[Charts and diagrams as code]
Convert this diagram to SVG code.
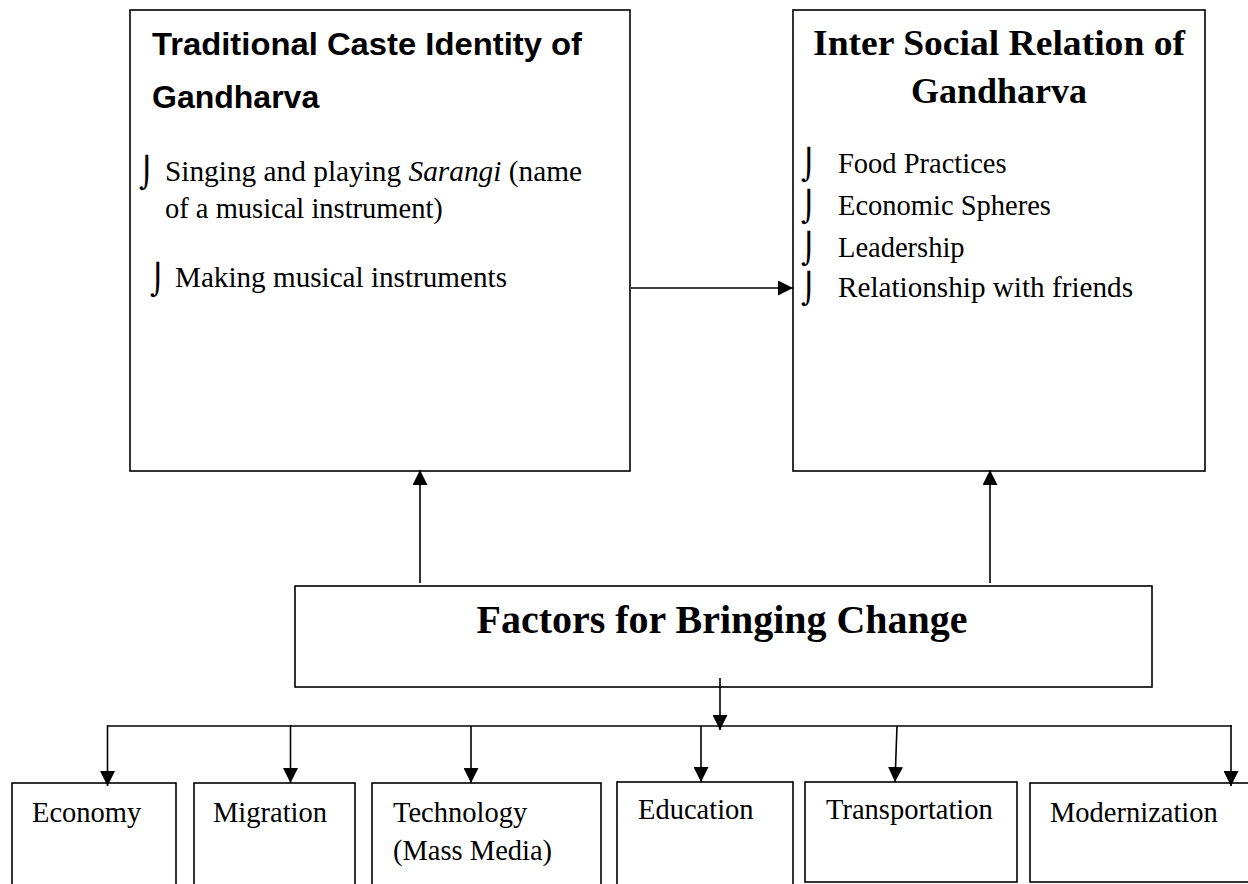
<svg xmlns="http://www.w3.org/2000/svg" width="1248" height="884" viewBox="0 0 1248 884">
<style>
.box{fill:#fff;stroke:#000;stroke-width:1.6}
.ln{fill:none;stroke:#000;stroke-width:1.6}
.body{font-family:"Liberation Serif","Times New Roman",serif;font-size:28.5px;fill:#000}
.ttl{font-family:"Liberation Serif","Times New Roman",serif;font-weight:bold;fill:#000}
.sans{font-family:"Liberation Sans",Arial,sans-serif;font-weight:bold;font-size:32px;fill:#000}
.bul{font-family:"DejaVu Sans",sans-serif;font-size:30px;fill:#000}
</style>
<defs>
<marker id="ah" viewBox="0 0 15 15" refX="15" refY="7.5" markerWidth="15" markerHeight="15" markerUnits="userSpaceOnUse" orient="auto">
<path d="M0,0 L15,7.5 L0,15 z" fill="#000"/>
</marker>
</defs>
<rect width="1248" height="884" fill="#fff"/>

<g id="node-traditional">
<rect class="box" x="130" y="10" width="500" height="461"/>
<text class="sans" x="152" y="55" textLength="430" lengthAdjust="spacingAndGlyphs">Traditional Caste Identity of</text>
<text class="sans" x="152" y="108">Gandharva</text>
<text class="bul" x="139" y="183">⌡</text>
<text class="body" x="165" y="181" textLength="417" lengthAdjust="spacingAndGlyphs">Singing and playing <tspan font-style="italic">Sarangi</tspan> (name</text>
<text class="body" x="165" y="218">of a musical instrument)</text>
<text class="bul" x="150" y="290">⌡</text>
<text class="body" x="175" y="287" textLength="332" lengthAdjust="spacingAndGlyphs">Making musical instruments</text>
</g>

<g id="node-inter-social">
<rect class="box" x="793" y="10" width="412" height="461"/>
<text class="ttl" x="999" y="55" font-size="36" text-anchor="middle" textLength="372" lengthAdjust="spacingAndGlyphs">Inter Social Relation of</text>
<text class="ttl" x="999" y="103" font-size="36" text-anchor="middle">Gandharva</text>
<text class="bul" x="801" y="175">⌡</text>
<text class="body" x="838" y="173">Food Practices</text>
<text class="bul" x="801" y="217">⌡</text>
<text class="body" x="838" y="215">Economic Spheres</text>
<text class="bul" x="801" y="259">⌡</text>
<text class="body" x="838" y="257">Leadership</text>
<text class="bul" x="801" y="299">⌡</text>
<text class="body" x="838" y="297" textLength="295" lengthAdjust="spacingAndGlyphs">Relationship with friends</text>
</g>

<g id="node-factors">
<rect class="box" x="295" y="586" width="857" height="101"/>
<text class="ttl" x="722" y="633" font-size="40" text-anchor="middle" textLength="491" lengthAdjust="spacingAndGlyphs">Factors for Bringing Change</text>
</g>

<g id="node-economy">
<rect class="box" x="12" y="783" width="164" height="120"/>
<text class="body" x="32" y="822">Economy</text>
</g>
<g id="node-migration">
<rect class="box" x="194" y="783" width="161" height="120"/>
<text class="body" x="213" y="822">Migration</text>
</g>
<g id="node-technology">
<rect class="box" x="372" y="783" width="229" height="120"/>
<text class="body" x="393" y="822">Technology</text>
<text class="body" x="393" y="860">(Mass Media)</text>
</g>
<g id="node-education">
<rect class="box" x="617" y="782" width="176" height="120"/>
<text class="body" x="638" y="819">Education</text>
</g>
<g id="node-transportation">
<rect class="box" x="805" y="782" width="212" height="100"/>
<text class="body" x="826" y="819">Transportation</text>
</g>
<g id="node-modernization">
<rect class="box" x="1030" y="783" width="240" height="99"/>
<text class="body" x="1050" y="822">Modernization</text>
</g>

<g id="connectors">
<line class="ln" x1="631" y1="288" x2="793" y2="288" marker-end="url(#ah)"/>
<line class="ln" x1="420" y1="583" x2="420" y2="470" marker-end="url(#ah)"/>
<line class="ln" x1="990" y1="583" x2="990" y2="470" marker-end="url(#ah)"/>
<line class="ln" x1="720" y1="678" x2="720" y2="730" marker-end="url(#ah)"/>
<line class="ln" x1="107.5" y1="726" x2="1232" y2="726"/>
<line class="ln" x1="107.5" y1="725.2" x2="107.5" y2="786" marker-end="url(#ah)"/>
<line class="ln" x1="290.5" y1="725" x2="290.5" y2="783" marker-end="url(#ah)"/>
<line class="ln" x1="471" y1="726" x2="471" y2="783" marker-end="url(#ah)"/>
<line class="ln" x1="701" y1="726" x2="701" y2="782" marker-end="url(#ah)"/>
<line class="ln" x1="897" y1="726" x2="895" y2="782" marker-end="url(#ah)"/>
<line class="ln" x1="1231" y1="725.2" x2="1231" y2="786" marker-end="url(#ah)"/>
</g>
</svg>
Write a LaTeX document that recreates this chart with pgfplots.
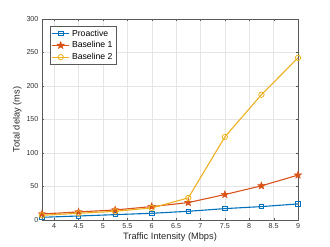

▸ **SET EXERCISE**: Repeat each entry precisely as it appears. Leave the pictures out.

▸ **SOLVED EXERCISE**:
Convert this diagram to SVG code.
<svg xmlns="http://www.w3.org/2000/svg" width="1248" height="884" viewBox="0 0 1248 884">
<style>
.box{fill:#fff;stroke:#000;stroke-width:1.6}
.ln{fill:none;stroke:#000;stroke-width:1.6}
.body{font-family:"Liberation Serif","Times New Roman",serif;font-size:28.5px;fill:#000}
.ttl{font-family:"Liberation Serif","Times New Roman",serif;font-weight:bold;fill:#000}
.sans{font-family:"Liberation Sans",Arial,sans-serif;font-weight:bold;font-size:32px;fill:#000}
.bul{font-family:"DejaVu Sans",sans-serif;font-size:30px;fill:#000}
</style>
<defs>
<marker id="ah" viewBox="0 0 15 15" refX="15" refY="7.5" markerWidth="15" markerHeight="15" markerUnits="userSpaceOnUse" orient="auto">
<path d="M0,0 L15,7.5 L0,15 z" fill="#000"/>
</marker>
</defs>
<rect width="1248" height="884" fill="#fff"/>

<g id="node-traditional">
<rect class="box" x="130" y="10" width="500" height="461"/>
<text class="sans" x="152" y="55" textLength="430" lengthAdjust="spacingAndGlyphs">Traditional Caste Identity of</text>
<text class="sans" x="152" y="108">Gandharva</text>
<text class="bul" x="139" y="183">⌡</text>
<text class="body" x="165" y="181" textLength="417" lengthAdjust="spacingAndGlyphs">Singing and playing <tspan font-style="italic">Sarangi</tspan> (name</text>
<text class="body" x="165" y="218">of a musical instrument)</text>
<text class="bul" x="150" y="290">⌡</text>
<text class="body" x="175" y="287" textLength="332" lengthAdjust="spacingAndGlyphs">Making musical instruments</text>
</g>

<g id="node-inter-social">
<rect class="box" x="793" y="10" width="412" height="461"/>
<text class="ttl" x="999" y="55" font-size="36" text-anchor="middle" textLength="372" lengthAdjust="spacingAndGlyphs">Inter Social Relation of</text>
<text class="ttl" x="999" y="103" font-size="36" text-anchor="middle">Gandharva</text>
<text class="bul" x="801" y="175">⌡</text>
<text class="body" x="838" y="173">Food Practices</text>
<text class="bul" x="801" y="217">⌡</text>
<text class="body" x="838" y="215">Economic Spheres</text>
<text class="bul" x="801" y="259">⌡</text>
<text class="body" x="838" y="257">Leadership</text>
<text class="bul" x="801" y="299">⌡</text>
<text class="body" x="838" y="297" textLength="295" lengthAdjust="spacingAndGlyphs">Relationship with friends</text>
</g>

<g id="node-factors">
<rect class="box" x="295" y="586" width="857" height="101"/>
<text class="ttl" x="722" y="633" font-size="40" text-anchor="middle" textLength="491" lengthAdjust="spacingAndGlyphs">Factors for Bringing Change</text>
</g>

<g id="node-economy">
<rect class="box" x="12" y="783" width="164" height="120"/>
<text class="body" x="32" y="822">Economy</text>
</g>
<g id="node-migration">
<rect class="box" x="194" y="783" width="161" height="120"/>
<text class="body" x="213" y="822">Migration</text>
</g>
<g id="node-technology">
<rect class="box" x="372" y="783" width="229" height="120"/>
<text class="body" x="393" y="822">Technology</text>
<text class="body" x="393" y="860">(Mass Media)</text>
</g>
<g id="node-education">
<rect class="box" x="617" y="782" width="176" height="120"/>
<text class="body" x="638" y="819">Education</text>
</g>
<g id="node-transportation">
<rect class="box" x="805" y="782" width="212" height="100"/>
<text class="body" x="826" y="819">Transportation</text>
</g>
<g id="node-modernization">
<rect class="box" x="1030" y="783" width="240" height="99"/>
<text class="body" x="1050" y="822">Modernization</text>
</g>

<g id="connectors">
<line class="ln" x1="631" y1="288" x2="793" y2="288" marker-end="url(#ah)"/>
<line class="ln" x1="420" y1="583" x2="420" y2="470" marker-end="url(#ah)"/>
<line class="ln" x1="990" y1="583" x2="990" y2="470" marker-end="url(#ah)"/>
<line class="ln" x1="720" y1="678" x2="720" y2="730" marker-end="url(#ah)"/>
<line class="ln" x1="107.5" y1="726" x2="1232" y2="726"/>
<line class="ln" x1="107.5" y1="725.2" x2="107.5" y2="786" marker-end="url(#ah)"/>
<line class="ln" x1="290.5" y1="725" x2="290.5" y2="783" marker-end="url(#ah)"/>
<line class="ln" x1="471" y1="726" x2="471" y2="783" marker-end="url(#ah)"/>
<line class="ln" x1="701" y1="726" x2="701" y2="782" marker-end="url(#ah)"/>
<line class="ln" x1="897" y1="726" x2="895" y2="782" marker-end="url(#ah)"/>
<line class="ln" x1="1231" y1="725.2" x2="1231" y2="786" marker-end="url(#ah)"/>
</g>
</svg>
Write a LaTeX document that recreates this chart with pgfplots.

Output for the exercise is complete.